- _Supplied data_:
◆ ◆ ◆ ◆

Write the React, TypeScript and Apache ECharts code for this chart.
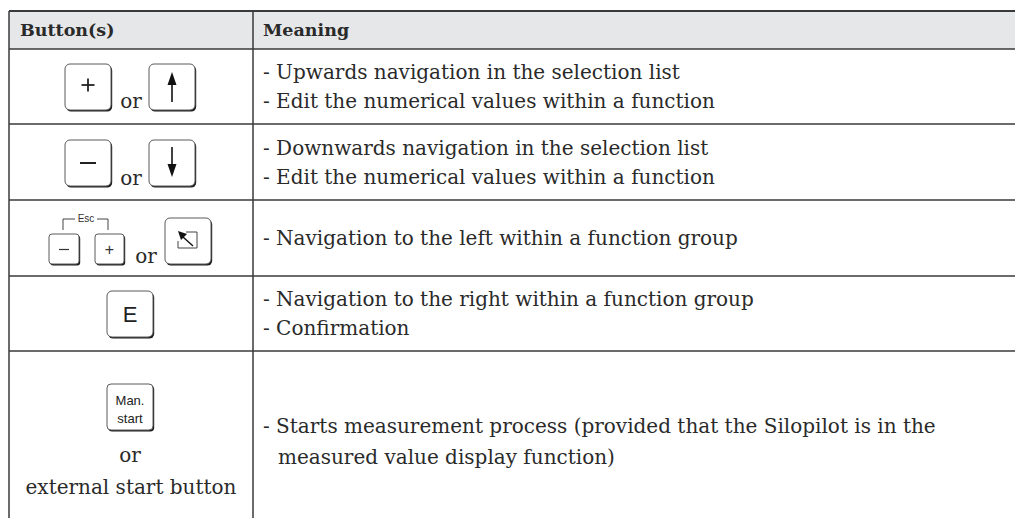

◆ ◆ ◆ ◆

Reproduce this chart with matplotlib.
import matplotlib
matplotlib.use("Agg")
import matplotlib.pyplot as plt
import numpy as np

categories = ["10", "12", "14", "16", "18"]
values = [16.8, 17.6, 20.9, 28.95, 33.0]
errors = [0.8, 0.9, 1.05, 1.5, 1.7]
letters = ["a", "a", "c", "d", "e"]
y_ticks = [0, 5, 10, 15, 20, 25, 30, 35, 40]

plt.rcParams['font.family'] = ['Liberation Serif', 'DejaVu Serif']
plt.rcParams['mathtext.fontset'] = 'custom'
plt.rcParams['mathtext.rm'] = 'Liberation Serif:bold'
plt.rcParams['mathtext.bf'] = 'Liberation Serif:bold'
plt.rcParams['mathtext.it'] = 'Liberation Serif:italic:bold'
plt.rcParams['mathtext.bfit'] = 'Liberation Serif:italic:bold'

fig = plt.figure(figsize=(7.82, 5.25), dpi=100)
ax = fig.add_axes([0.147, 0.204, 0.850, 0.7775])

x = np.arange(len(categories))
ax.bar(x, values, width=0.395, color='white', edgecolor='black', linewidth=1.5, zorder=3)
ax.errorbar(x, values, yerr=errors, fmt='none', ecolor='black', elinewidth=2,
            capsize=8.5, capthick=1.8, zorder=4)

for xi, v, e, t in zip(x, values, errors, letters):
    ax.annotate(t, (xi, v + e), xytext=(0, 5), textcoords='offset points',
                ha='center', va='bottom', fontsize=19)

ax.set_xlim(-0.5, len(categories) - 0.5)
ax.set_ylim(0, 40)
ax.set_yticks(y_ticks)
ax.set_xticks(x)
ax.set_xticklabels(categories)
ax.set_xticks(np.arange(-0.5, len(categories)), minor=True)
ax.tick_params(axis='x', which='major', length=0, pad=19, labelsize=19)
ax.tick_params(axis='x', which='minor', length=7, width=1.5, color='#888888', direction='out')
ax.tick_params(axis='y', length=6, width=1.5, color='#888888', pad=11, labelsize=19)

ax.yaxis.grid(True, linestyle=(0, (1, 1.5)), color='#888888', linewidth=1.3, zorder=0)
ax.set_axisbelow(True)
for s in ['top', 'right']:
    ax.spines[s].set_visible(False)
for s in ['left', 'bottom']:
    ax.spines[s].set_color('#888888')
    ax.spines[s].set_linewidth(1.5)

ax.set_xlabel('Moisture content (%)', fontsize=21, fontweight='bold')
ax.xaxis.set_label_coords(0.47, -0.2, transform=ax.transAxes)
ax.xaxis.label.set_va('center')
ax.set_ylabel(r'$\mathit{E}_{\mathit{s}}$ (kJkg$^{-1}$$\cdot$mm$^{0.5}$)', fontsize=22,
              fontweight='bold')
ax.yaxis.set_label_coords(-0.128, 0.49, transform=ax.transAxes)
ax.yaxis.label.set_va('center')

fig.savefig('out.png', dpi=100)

◆ ◆ ◆ ◆

- _Task prompt_:
The word "chart" may occur in lines of the records. Report how many such lines there are, giving only the number.

- _Written answer_:
2